L’importanza di chiamarsi Massimo
Giugno è arrivato e non sembra ancora estate. Il mare che mi accompagna durante il mio viaggio non vuole saperne di diventare una tavola; quando va bene è soltanto un po’ increspato, ma spesso rumoreggia e si agita sferzato dal vento.
Il 4 giugno di 19 anni fa era già estate, tornavo dalla spiaggia quando appresi la notizia della morte di Massimo Troisi. Rimasi sorpresa e attonita, anche perché nulla sapevo dei problemi cardiaci che lo affliggevano sin dall’infanzia e che, nel 1976, lo avevano costretto a un delicato intervento chirurgico.
Lui era giovane – aveva soltanto 41 anni – ed era nel pieno del successo e della popolarità. Aveva appena finito di girare “Il postino”, il film che sarebbe diventato, in un certo senso, il suo testamento morale e la metafora (quanto significato assume la parola “metafora” nel film!) della sua esistenza.
Il postino Mario Ruoppolo muore giovane a causa del suo rosso cuore comunista, dopo aver conosciuto la vita e il mondo grazie anche all’amicizia con Pablo Neruda. L’artista Massimo Troisi muore giovane a causa del suo generoso cuore ballerino, dopo aver conosciuto la fama grazie anche alla sua genialità.
Inscindibilmente legate a quel film e a quella morte, ci sono alcune frasi che Troisi avrebbe pronunciato, e che sono diventate leggenda.
“Voglio fare questo film con il mio cuore” – avrebbe detto a chi gli suggeriva di effettuare un necessario intervento chirurgico prima di iniziare a girare.
E poi, alla fine delle riprese e poco prima di morire nel sonno, avrebbe salutato i compagni di lavoro con un profetico “Non dimenticatemi”.
Massimo Troisi è riuscito a capovolgere lo stereotipo del personaggio napoletano usando, per farlo, proprio la sua intensa napoletanità. Messo da parte il cliché dell’uomo del sud gradasso e traffichino – macchietta e caricatura di se stesso – ha messo in scena figure di uomini timidi, sfortunati e un po’ imbranati, come si immagina egli stesso fosse. Rappresentava la maschera triste del bravo comico, suscitando grande tenerezza con il suo sorriso disarmante, con la sua ironia mai volgare.
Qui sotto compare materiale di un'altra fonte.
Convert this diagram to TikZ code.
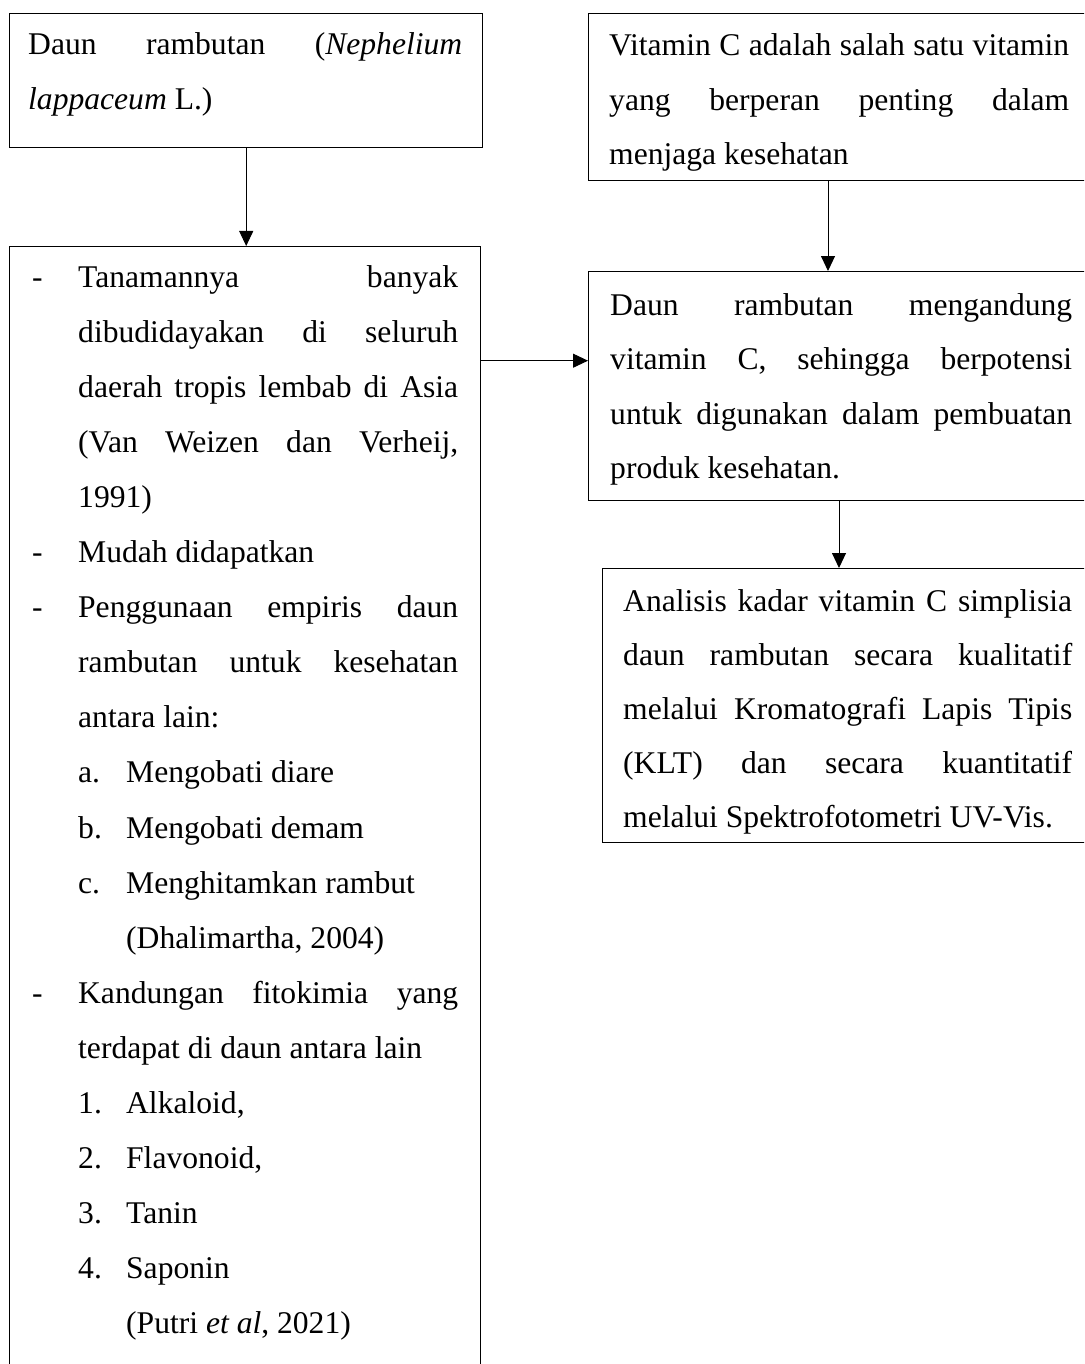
\documentclass[tikz,border=0pt]{standalone}
\usepackage{fontspec}
\setmainfont{Liberation Serif}
\usetikzlibrary{arrows.meta}
\tolerance=10000
\hyphenpenalty=10000
\newcommand{\dashitem}[1]{\noindent\hangindent=46pt\hangafter=1\makebox[46pt][l]{-}#1\par}
\newcommand{\numitem}[2]{\noindent\hspace*{46pt}\makebox[48pt][l]{#1}#2\par}
\newcommand{\citeline}[1]{\noindent\hspace*{94pt}#1\par}

\begin{document}
\begin{tikzpicture}[x=1pt,y=-1pt,
box/.style={draw,line width=1.4pt,inner sep=0pt,anchor=north west},
txt/.style={inner sep=0pt,anchor=base west,align=justify,font=\fontsize{31.6}{54.5}\selectfont},
>={Triangle[length=15pt,width=14pt]}]
\useasboundingbox (0,0) rectangle (1084,1364);
\clip (0,0) rectangle (1084,1364);
% boxes
\node[box,minimum width=473pt,minimum height=134pt] (leaf) at (9,13) {};
\node[box,minimum width=471pt,minimum height=1140pt] (facts) at (9,246) {};
\node[box,minimum width=530pt,minimum height=167pt] (vitc) at (588,13) {};
\node[box,minimum width=530pt,minimum height=229pt] (potential) at (588,271) {};
\node[box,minimum width=520pt,minimum height=274pt] (analysis) at (602,568) {};
% texts
\node[txt,text width=434pt] (leaftxt) at (28,55) {Daun rambutan (\textit{Nephelium}\linebreak \textit{lappaceum} L.)};
\node[txt,text width=426pt,font=\fontsize{31.6}{55.1}\selectfont] (factstxt) at (32,287) {%
\dashitem{Tanamannya banyak\linebreak dibudidayakan di seluruh\linebreak daerah tropis lembab di Asia\linebreak (Van Weizen dan Verheij,\linebreak 1991)}%
\dashitem{Mudah didapatkan}%
\dashitem{Penggunaan empiris daun\linebreak rambutan untuk kesehatan\linebreak antara lain:}%
\numitem{a.}{Mengobati diare}%
\numitem{b.}{Mengobati demam}%
\numitem{c.}{Menghitamkan rambut}%
\citeline{(Dhalimartha, 2004)}%
\dashitem{Kandungan fitokimia yang\linebreak terdapat di daun antara lain}%
\numitem{1.}{Alkaloid,}%
\numitem{2.}{Flavonoid,}%
\numitem{3.}{Tanin}%
\numitem{4.}{Saponin}%
\citeline{(Putri \textit{et al}, 2021)}};
\node[txt,text width=460pt] (vitctxt) at (609,56) {Vitamin C adalah salah satu vitamin\linebreak yang berperan penting dalam\linebreak menjaga kesehatan};
\node[txt,text width=462pt] (potentialtxt) at (610,315) {Daun rambutan mengandung\linebreak vitamin C, sehingga berpotensi\linebreak untuk digunakan dalam pembuatan\linebreak produk kesehatan.};
\node[txt,text width=449pt,font=\fontsize{31.6}{54}\selectfont] (analysistxt) at (623,611) {Analisis kadar vitamin C simplisia\linebreak daun rambutan secara kualitatif\linebreak melalui Kromatografi Lapis Tipis\linebreak (KLT) dan secara kuantitatif\linebreak melalui Spektrofotometri UV-Vis.};
% connectors
\coordinate (entry) at ([yshift=25.5pt]potential.west);
\coordinate (vdrop) at ([xshift=240pt]vitc.south west);
\coordinate (adrop) at ([xshift=251pt]potential.south west);
\draw[line width=1pt,->] (leaf.south) -- (facts.north -| leaf.south);
\draw[line width=1pt,->] (facts.east |- entry) -- (entry);
\draw[line width=1pt,->] (vdrop) -- (vdrop |- potential.north);
\draw[line width=1pt,->] (adrop) -- (adrop |- analysis.north);
\end{tikzpicture}
\end{document}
Io faccio parte di quelli che lo hanno amato e lo amano perché è stato un buon compagno di strada che, purtroppo, ha abbandonato il viaggio troppo presto; faccio parte di quelli che lo hanno vissuto un po’ come un amico del cuore o come un fratello, che riusciva a raccontare, con leggiadria ma non con leggerezza, sensazioni e vicende in modo che sembrava le stesse raccontando personalmente a ognuno di noi.
Massimo Troisi è uno dei pochi che, anche quando muoiono, non se ne vanno.
Resterà per sempre Massimo; non Ugo, ma neanche Massimiliano. Non tanto vicino da poterlo afferrare, ma neanche tanto lontano da sentirlo distante.
Massimo Troisi è uno dei pochi che lasciano una traccia. Oggi voglio trovare quella traccia in una poesia dedicata alla madre e che richiama molto quel Pasolini da lui tanto ammirato.
Io sciupai il tuo candido seno di giovane madre, di donna piacente
Rubai allo specchio la tua bellezza
E nelle tue mani sempre più vecchie, fotografie.
I discorsi di mio padre li ho imparati a memoria.
Fosse per lui crederei ancora ai libri di storia
Con te devo riincontrarmi in un fiume nero
E tra fiori e marmi ritorna il rimpianto.
La guerra ti tolse dalle labbra il sorriso
Io cancellai anche quel po’ di rossetto.
Ti vedevo gigante, poi un rivolo di saliva all’angolo della bocca.
E ti vidi bambina, ti vidi morire tra fiori e marmi
Tra un ricordo e un giorno nero
Torna e vive anche il rimpianto.”
Anna Burgio
Grazie per aver ricordato Massimo Troisi. Un uomo speciale, un artista con un’immensa genialità ma allo stesso tempo umile, nel senso che non si era mai montato la testa, mai atteggiato a divo o V.I.P. Mi piace tanto riguardare i tuoi incontri in tv con il tuo grande amico Pino Daniele.
Ci manchi Massimo, ci mancano i tuoi pensieri, la tua triste, brillante e ingenua ironia. Chissà cosa avresti detto di questa Italia odierna.
Ciao Massimo
Grazie a te, Lina. Le tue parole rappresentano sentimenti condivisi da me e, credo, da molti. Se i molti ci sono, vuol forse dire che una parte di Italia buona esiste ancora…
Ne sono certa Anna. Talmente certa che toglierei il ‘forse’.